Jeff Clark, the far-right independent candidate in the 5 CD race, is considering filing a lawsuit to force his way into debates with Congressman Perriello and challenger Robert Hurt:

He has been working with the Rutherford Institute, a civil liberties organization headquartered in Albemarle County, to challenge his exclusion from the debates. Clark said the organization may file a legal challenge to force his access into the debates.

What we’re seeing here is Clark tossing his professed beliefs out the window in support of his own political ambitions. Like the rest of the Tea Party, Clark is all about the supremacy of private property…unless it’s somebody else’s private property that he wants. Next week, Perriello and Hurt will be debating on Roanoke’s WSLS, a TV station owned by Media General. This is not a public resource. WSLS is not government-run. The FCC does not require that media outlets provide equal time. Clark has no more legal right to appear on WSLS than he does to walk into my front door and have a seat at my kitchen table. (Whether it is right for Clark to be excluded from debates is another matter.) If he were a socialist candidate I’d figure, “hey, at least he’s consistent.” Kelo, anyone?

The Tea Party talks a good game, but when push comes to shove, these guys are just politicians, in the worst sense of the world. This has to be a tough lesson for the political newbies backing this guy. Here they thought they were overthrowing the established order with an idealistic guy who would stand up for what’s right, no matter what. But Clark’s just another hypocritical political hack. Welcome to politics, kids.

Congressman Perriello’s got cojones.

Whatever one might think of Rep. Tom Perriello, only a fool or a liar would deny that the guy has cojones.

Just look at what he did this evening: speak at the monthly meeting of the Jefferson Area Tea Party. Consider that for a moment. Perriello is, for the second year in a row, holding dozens of town hall meetings across the district. Last year he held more such meetings than any other member of congress, and I imagine he’ll set the record this year, too. That’s really quite remarkable. Those of us in the district have come to regard this as normal, but it’s really not.

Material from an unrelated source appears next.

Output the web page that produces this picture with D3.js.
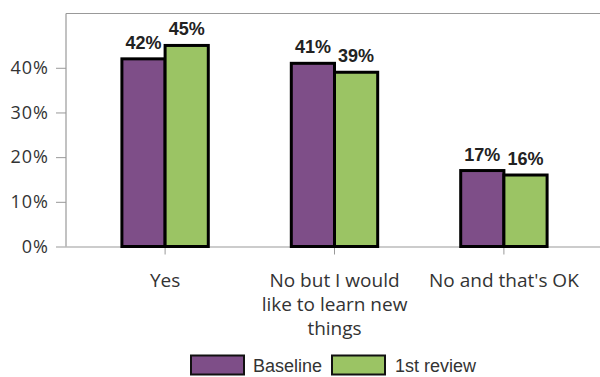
<!DOCTYPE html>
<html><head><meta charset="utf-8">
<script src="https://cdn.jsdelivr.net/npm/d3@7"></script>
<style>body{margin:0;background:#fff}</style>
</head><body>
<script>
const categories = ["Yes", "No but I would like to learn new things", "No and that's OK"];
const categoryLines = [["Yes"], ["No but I would", "like to learn new", "things"], ["No and that's OK"]];
const seriesNames = ["Baseline", "1st review"];
const baseline = [0.42, 0.41, 0.17];
const review1 = [0.45, 0.39, 0.16];
const yTicks = [0, 0.1, 0.2, 0.3, 0.4];
const colors = ["#7e4e88", "#9bc464"];

const W = 600, H = 377;
const svg = d3.select("body").append("svg").attr("width", W).attr("height", H);

const pLeft = 66, pTop = 13.5, pBottom = 246.5, pRight = 603;
const x = d3.scaleBand().domain(categories).range([pLeft, pRight]).paddingInner(0.49).paddingOuter(0.33);
const y = d3.scaleLinear().domain([0, 0.5215]).range([pBottom, pTop]);
const xs = d3.scaleBand().domain(seriesNames).range([0, x.bandwidth()]);

// frame
svg.append("line").attr("x1", pLeft).attr("x2", 700).attr("y1", pTop).attr("y2", pTop).attr("stroke", "#999").attr("stroke-width", 1.2);
svg.append("line").attr("x1", pLeft).attr("x2", pLeft).attr("y1", pTop).attr("y2", pBottom).attr("stroke", "#999").attr("stroke-width", 1.2);

// y axis
const yAxis = svg.append("g").attr("transform", `translate(${pLeft},0)`)
  .call(d3.axisLeft(y).tickValues(yTicks).tickFormat(d3.format(".0%")).tickSize(10).tickPadding(7));
yAxis.select(".domain").remove();
yAxis.selectAll("line").attr("stroke", "#999");
yAxis.selectAll("text").attr("font-family", "Open Sans").attr("font-size", 18).attr("letter-spacing", 1)
  .attr("fill", "#333");

// x axis
const xAxis = svg.append("g").attr("transform", `translate(0,${pBottom})`)
  .call(d3.axisBottom(x).tickSize(8).tickFormat(""));
xAxis.select(".domain").attr("d", `M${pLeft},0.5H700`).attr("stroke", "#999");
xAxis.selectAll("line").attr("stroke", "#999");

categories.forEach((c, i) => {
  const t = svg.append("text").attr("x", x(c) + x.bandwidth() / 2).attr("y", 287)
    .attr("text-anchor", "middle").attr("font-family", "Open Sans").attr("font-size", 19).attr("fill", "#333");
  categoryLines[i].forEach((ln, j) => {
    t.append("tspan").attr("x", x(c) + x.bandwidth() / 2).attr("dy", j === 0 ? 0 : 24).text(ln);
  });
});

const data = [baseline, review1];
const groups = svg.append("g");
data.forEach((vals, s) => {
  groups.selectAll(null).data(categories).enter().append("rect")
    .attr("x", c => x(c) + xs(seriesNames[s]))
    .attr("y", (c, i) => y(vals[i]))
    .attr("width", xs.bandwidth())
    .attr("height", (c, i) => pBottom - y(vals[i]))
    .attr("fill", colors[s]).attr("stroke", "#000").attr("stroke-width", 3);
});
data.forEach((vals, s) => {
  groups.selectAll(null).data(categories).enter().append("text")
    .attr("x", c => x(c) + xs(seriesNames[s]) + xs.bandwidth() / 2)
    .attr("y", (c, i) => y(vals[i]) - 10)
    .attr("text-anchor", "middle").attr("font-family", "Liberation Sans").attr("font-weight", "bold")
    .attr("font-size", 18).attr("fill", "#222")
    .text((c, i) => d3.format(".0%")(vals[i]));
});

// legend
const leg = [{x: 191, tx: 253}, {x: 332, tx: 395}];
seriesNames.forEach((n, i) => {
  svg.append("rect").attr("x", leg[i].x).attr("y", 355.5).attr("width", 53).attr("height", 19)
    .attr("fill", colors[i]).attr("stroke", "#111").attr("stroke-width", 2);
  svg.append("text").attr("x", leg[i].tx).attr("y", 372).attr("font-family", "Liberation Sans")
    .attr("font-size", 18).attr("fill", "#333").text(n);
});
</script>
</body></html>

Can you imagine Virgil Goode having ever done this sort of thing? Speaking at—to use the left-wing equivalent of teabaggers—a meeting of angry socialists? Taking questions, some hostile, from audiences of hundreds of people? Of course not! Save for the minimal number of debates with challengers, I don’t remember Goode ever addressing an audience more challenging than his own donors, and that includes when he was a Democrat, independent, and a Republican.

I wonder if Robert Hurt might be willing to commit to doing the same thing, if elected. Would he agree to hold two dozen public forums throughout the district each year, take unscreened questions from audience members, and respond to all of them? Like all challengers, he’d almost certainly say “yes,” but the important thing is to get him on the record, in case he does win. If he does emerge victorious next November, I’d put $50 up against anybody that he won’t meet or exceed the bar established by Perriello in this regard.

You’d be hard-pressed to find a more responsive, more open congressman in the nation than Rep. Perriello. Don’t lose sight of that.

Conservative poll shows Hurt leading Perriello.

I’m trying to figure out how to get back into the swing of things here after an extraordinarily trying month, but I do want to point out the first reasonable poll in the Fifth District. (And understand that I’m using “reasonable” loosely—this poll was conducted for the American Action Forum, a conservative group, making it inherently suspect.) Their survey shows Rep. Tom Perriello behind challenger Robert Hurt, 49/43. They do not specify the margin of error, but assuming it’s around a reasonable 3%, then they’re tied within the margin. Hurt’s got 75% name recognition, Perriello has 95%.

It’s entirely possible that Perriello is a few points behind Hurt now, given the political climate—these results may well be correct. And I think it’s good news that Hurt’s name recognition is comparatively low, because that gives Perriello a chance to define him. With this poll, I finally feel like this race can be assessed. Let the games begin.